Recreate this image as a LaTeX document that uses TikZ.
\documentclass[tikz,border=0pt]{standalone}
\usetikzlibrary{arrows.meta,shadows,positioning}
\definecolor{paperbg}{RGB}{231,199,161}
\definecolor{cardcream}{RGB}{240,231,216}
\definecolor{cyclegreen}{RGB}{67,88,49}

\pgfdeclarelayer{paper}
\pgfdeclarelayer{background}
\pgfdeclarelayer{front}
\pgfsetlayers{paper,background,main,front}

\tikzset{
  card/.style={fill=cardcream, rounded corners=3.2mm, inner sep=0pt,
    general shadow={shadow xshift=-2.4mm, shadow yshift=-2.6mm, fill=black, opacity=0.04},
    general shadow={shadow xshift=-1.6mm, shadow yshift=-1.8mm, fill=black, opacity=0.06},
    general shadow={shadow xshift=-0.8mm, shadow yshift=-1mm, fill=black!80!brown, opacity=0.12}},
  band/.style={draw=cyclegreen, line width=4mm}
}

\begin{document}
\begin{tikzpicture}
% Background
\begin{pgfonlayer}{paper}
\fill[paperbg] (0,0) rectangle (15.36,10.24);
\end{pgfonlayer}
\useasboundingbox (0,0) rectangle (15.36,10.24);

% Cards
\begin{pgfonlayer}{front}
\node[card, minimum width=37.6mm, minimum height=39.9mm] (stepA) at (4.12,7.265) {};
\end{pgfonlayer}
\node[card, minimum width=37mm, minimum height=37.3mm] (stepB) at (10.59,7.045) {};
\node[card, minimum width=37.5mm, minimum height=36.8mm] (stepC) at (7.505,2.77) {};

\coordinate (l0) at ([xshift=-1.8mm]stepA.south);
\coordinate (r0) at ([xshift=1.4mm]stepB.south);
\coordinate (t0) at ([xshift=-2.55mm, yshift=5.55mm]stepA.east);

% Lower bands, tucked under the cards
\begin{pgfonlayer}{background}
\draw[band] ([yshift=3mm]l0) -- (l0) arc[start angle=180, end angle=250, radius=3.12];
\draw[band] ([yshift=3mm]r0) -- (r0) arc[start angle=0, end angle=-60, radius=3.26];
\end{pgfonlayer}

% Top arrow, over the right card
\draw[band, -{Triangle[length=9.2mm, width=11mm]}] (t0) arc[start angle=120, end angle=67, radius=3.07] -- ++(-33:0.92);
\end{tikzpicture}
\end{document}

* * *

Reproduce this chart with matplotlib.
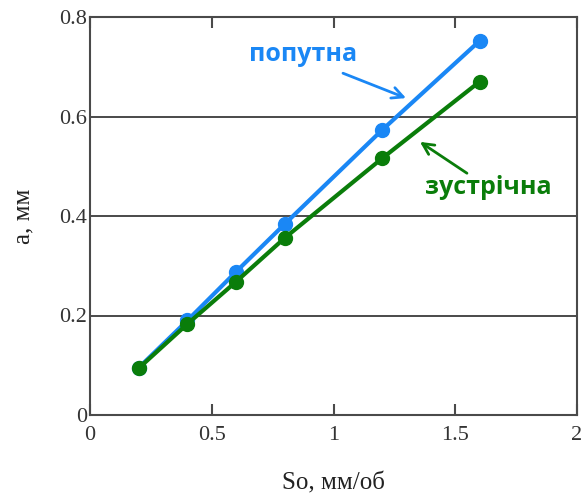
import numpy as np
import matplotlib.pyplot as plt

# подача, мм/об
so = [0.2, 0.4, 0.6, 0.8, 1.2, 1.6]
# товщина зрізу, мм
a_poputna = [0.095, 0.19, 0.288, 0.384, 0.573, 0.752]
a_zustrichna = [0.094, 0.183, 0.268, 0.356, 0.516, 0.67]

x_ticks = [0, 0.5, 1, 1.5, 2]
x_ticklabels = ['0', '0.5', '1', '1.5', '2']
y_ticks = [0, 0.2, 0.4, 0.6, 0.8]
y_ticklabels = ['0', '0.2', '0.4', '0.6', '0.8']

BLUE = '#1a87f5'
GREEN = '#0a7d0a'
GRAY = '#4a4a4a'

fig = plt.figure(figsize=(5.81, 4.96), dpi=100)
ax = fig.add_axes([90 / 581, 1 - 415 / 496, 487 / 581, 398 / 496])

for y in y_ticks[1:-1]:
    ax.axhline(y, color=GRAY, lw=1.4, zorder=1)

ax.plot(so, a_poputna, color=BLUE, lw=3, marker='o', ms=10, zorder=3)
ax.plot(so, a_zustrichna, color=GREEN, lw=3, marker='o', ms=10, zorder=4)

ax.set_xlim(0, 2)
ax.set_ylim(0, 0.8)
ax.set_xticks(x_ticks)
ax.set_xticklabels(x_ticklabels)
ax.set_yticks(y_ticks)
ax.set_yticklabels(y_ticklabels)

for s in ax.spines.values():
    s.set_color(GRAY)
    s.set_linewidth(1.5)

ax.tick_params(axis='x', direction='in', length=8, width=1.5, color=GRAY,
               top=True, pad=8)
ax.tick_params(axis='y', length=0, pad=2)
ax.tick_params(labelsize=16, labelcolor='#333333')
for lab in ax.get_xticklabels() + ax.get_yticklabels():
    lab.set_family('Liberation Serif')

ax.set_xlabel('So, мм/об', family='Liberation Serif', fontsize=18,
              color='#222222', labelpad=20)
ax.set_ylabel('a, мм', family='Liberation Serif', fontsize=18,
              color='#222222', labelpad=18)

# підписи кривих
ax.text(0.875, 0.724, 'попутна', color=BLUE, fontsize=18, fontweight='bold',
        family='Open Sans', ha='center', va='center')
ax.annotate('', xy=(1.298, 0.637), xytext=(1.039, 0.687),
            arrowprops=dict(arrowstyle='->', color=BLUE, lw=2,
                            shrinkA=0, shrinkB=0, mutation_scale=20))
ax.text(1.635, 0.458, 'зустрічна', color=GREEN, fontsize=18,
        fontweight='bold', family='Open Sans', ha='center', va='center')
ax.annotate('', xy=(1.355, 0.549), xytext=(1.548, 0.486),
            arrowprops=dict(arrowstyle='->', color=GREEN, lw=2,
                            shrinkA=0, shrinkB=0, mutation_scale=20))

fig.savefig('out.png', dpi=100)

_Problem to work on_
Retype the section that opens with the line holding "Reproduce this chart with matplotlib." and closes with the line holding "lab.set_family('Liberation Serif')", exactly as it reads, without any pictures.

_Response_
Reproduce this chart with matplotlib.
import numpy as np
import matplotlib.pyplot as plt

# подача, мм/об
so = [0.2, 0.4, 0.6, 0.8, 1.2, 1.6]
# товщина зрізу, мм
a_poputna = [0.095, 0.19, 0.288, 0.384, 0.573, 0.752]
a_zustrichna = [0.094, 0.183, 0.268, 0.356, 0.516, 0.67]

x_ticks = [0, 0.5, 1, 1.5, 2]
x_ticklabels = ['0', '0.5', '1', '1.5', '2']
y_ticks = [0, 0.2, 0.4, 0.6, 0.8]
y_ticklabels = ['0', '0.2', '0.4', '0.6', '0.8']

BLUE = '#1a87f5'
GREEN = '#0a7d0a'
GRAY = '#4a4a4a'

fig = plt.figure(figsize=(5.81, 4.96), dpi=100)
ax = fig.add_axes([90 / 581, 1 - 415 / 496, 487 / 581, 398 / 496])

for y in y_ticks[1:-1]:
    ax.axhline(y, color=GRAY, lw=1.4, zorder=1)

ax.plot(so, a_poputna, color=BLUE, lw=3, marker='o', ms=10, zorder=3)
ax.plot(so, a_zustrichna, color=GREEN, lw=3, marker='o', ms=10, zorder=4)

ax.set_xlim(0, 2)
ax.set_ylim(0, 0.8)
ax.set_xticks(x_ticks)
ax.set_xticklabels(x_ticklabels)
ax.set_yticks(y_ticks)
ax.set_yticklabels(y_ticklabels)

for s in ax.spines.values():
    s.set_color(GRAY)
    s.set_linewidth(1.5)

ax.tick_params(axis='x', direction='in', length=8, width=1.5, color=GRAY,
               top=True, pad=8)
ax.tick_params(axis='y', length=0, pad=2)
ax.tick_params(labelsize=16, labelcolor='#333333')
for lab in ax.get_xticklabels() + ax.get_yticklabels():
    lab.set_family('Liberation Serif')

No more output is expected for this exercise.